BONUS TAKEAWAY: I daydream about the Bombers listing Streveler as a running back at game time, and lining him up beside Collaros in the backfield, Andrew Harris on the other side. What could Paul LaPolice do with THAT formation? Mind-blowing.

BONUS BONUS TAKEAWAY: Sure, Mike O’Shea’s seafaring beard seemed like a lot during the summer months, but tell me: who had the warmest face at McMahon Stadium on Sunday? Mike O’Shea. Always planning ahead.

5. FEEL FREE TO TAKE THE ESKIMOS SERIOUSLY NOW

As mentioned, above, the Eskimos gave everyone reasons to assume they weren’t up to the job, this season. All those penalties, at bad times, being one of those reasons. Red zone stalls that led to field goal after field goal after field goal being another.
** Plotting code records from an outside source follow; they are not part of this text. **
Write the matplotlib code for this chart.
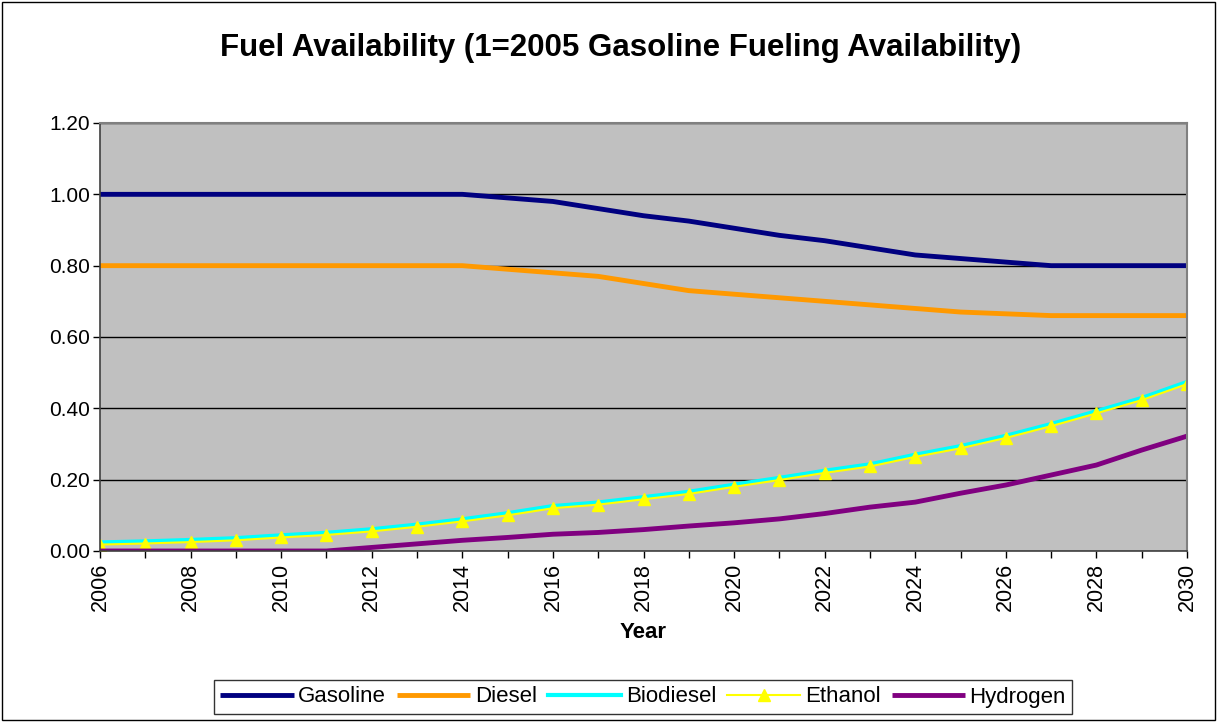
import matplotlib
matplotlib.use("Agg")
import matplotlib.pyplot as plt
from matplotlib.patches import Rectangle

plt.rcParams['font.family'] = ['Liberation Sans', 'DejaVu Sans']

# Data
years = list(range(2006, 2031))
gasoline = [1.00, 1.00, 1.00, 1.00, 1.00, 1.00, 1.00, 1.00, 1.00, 0.99, 0.98, 0.96,
            0.94, 0.925, 0.905, 0.885, 0.87, 0.85, 0.83, 0.82, 0.81, 0.80, 0.80, 0.80, 0.80]
diesel = [0.80, 0.80, 0.80, 0.80, 0.80, 0.80, 0.80, 0.80, 0.80, 0.79, 0.78, 0.77,
          0.75, 0.73, 0.72, 0.71, 0.70, 0.69, 0.68, 0.67, 0.665, 0.66, 0.66, 0.66, 0.66]
ethanol = [0.018, 0.021, 0.025, 0.03, 0.038, 0.045, 0.055, 0.068, 0.083, 0.10, 0.12, 0.13,
           0.145, 0.16, 0.18, 0.199, 0.219, 0.237, 0.264, 0.288, 0.317, 0.35, 0.386, 0.423, 0.468]
biodiesel = [0.024, 0.027, 0.031, 0.036, 0.044, 0.051, 0.061, 0.074, 0.089, 0.106, 0.126, 0.136,
             0.151, 0.166, 0.186, 0.205, 0.225, 0.243, 0.27, 0.294, 0.323, 0.356, 0.392, 0.429, 0.474]
hydrogen = [0.0, 0.0, 0.0, 0.0, 0.0, 0.0, 0.01, 0.02, 0.03, 0.038, 0.047, 0.052,
            0.06, 0.07, 0.079, 0.09, 0.105, 0.123, 0.137, 0.162, 0.185, 0.213, 0.241, 0.283, 0.322]

fig = plt.figure(figsize=(12.17, 7.22), dpi=100)
W, H = 1217, 722
ax = fig.add_axes([100 / W, 1 - 551 / H, (1187 - 100) / W, (551 - 123) / H])
ax.set_facecolor('#C0C0C0')

ax.plot(years, gasoline, color='#000080', lw=3.5, label='Gasoline', solid_capstyle='butt')
ax.plot(years, diesel, color='#FF9900', lw=3.5, label='Diesel', solid_capstyle='butt')
ax.plot(years, biodiesel, color='#00FFFF', lw=3, label='Biodiesel')
ax.plot(years, ethanol, color='#FFFF00', lw=1.5, marker='^', markersize=9,
        markeredgecolor='#FFFF00', label='Ethanol')
ax.plot(years, hydrogen, color='#800080', lw=3.5, label='Hydrogen', solid_capstyle='butt')

ax.set_xlim(2006, 2030)
ax.set_ylim(0, 1.2)
yt = [0, 0.2, 0.4, 0.6, 0.8, 1.0, 1.2]
ax.set_yticks(yt)
ax.set_yticklabels([f'{v:.2f}' for v in yt], fontsize=15)
ax.set_xticks(years, minor=True)
ax.set_xticks(years[::2])
ax.set_xticklabels([str(y) for y in years[::2]], rotation=90, fontsize=15.5)
ax.tick_params(which='both', direction='out', length=5, width=1, color='black')
ax.tick_params(axis='y', pad=2)
ax.grid(axis='y', color='black', lw=1)
ax.set_axisbelow(True)
for s in ['left', 'bottom']:
    ax.spines[s].set_color('#404040')
    ax.spines[s].set_linewidth(1.2)
for s in ['top', 'right']:
    ax.spines[s].set_color('#808080')
    ax.spines[s].set_linewidth(1.5)

ax.set_xlabel('Year', fontsize=16, fontweight='bold', labelpad=8)
fig.text(621 / W, 1 - 48 / H, 'Fuel Availability (1=2005 Gasoline Fueling Availability)',
         ha='center', va='center', fontsize=22.5, fontweight='bold')

leg = ax.legend(loc='center', bbox_to_anchor=(643 / W, 1 - 697 / H), bbox_transform=fig.transFigure,
                ncol=5, fontsize=16, frameon=True, fancybox=False, edgecolor='black',
                handlelength=3.3, handletextpad=0.2, columnspacing=0.5, borderpad=0.3)
leg.get_frame().set_linewidth(1)

fig.patches.append(Rectangle((2 / W, 2 / H), 1 - 4 / W, 1 - 4 / H, transform=fig.transFigure,
                             fill=False, edgecolor='black', lw=1))

fig.savefig('out.png', dpi=100)
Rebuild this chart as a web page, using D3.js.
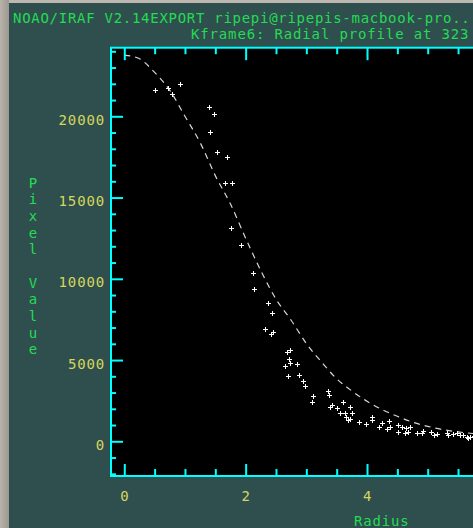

And of their eight regular-season wins, none had come against a team with a better than .500 record and seven of them came versus Toronto, Ottawa and BC, collectively.

Sunday’s victory in Montreal showed the Eskies at the best they’ve been all season, however, and for that, they should be given a round of applause.

It doesn’t mean they’ll win in Hamilton on Sunday. After all, Hamilton’s pass defence is a far sight better than Montreal’s. And the Eskies did revert, a little, to stall mode in the second half against the Alouettes, settling for four Sean Whyte field goals in order to seal the deal.

If the Eskimos went into the semi-final whispering “why not us?” under their breath, they earned the right to say it with much more volume, after the win. A little belief is a dangerous thing.

AND FINALLY… Labour Day in Regina is lit. I mean really lit. What, then, is the Western Final, with the Blue Bombers visiting, gonna look like?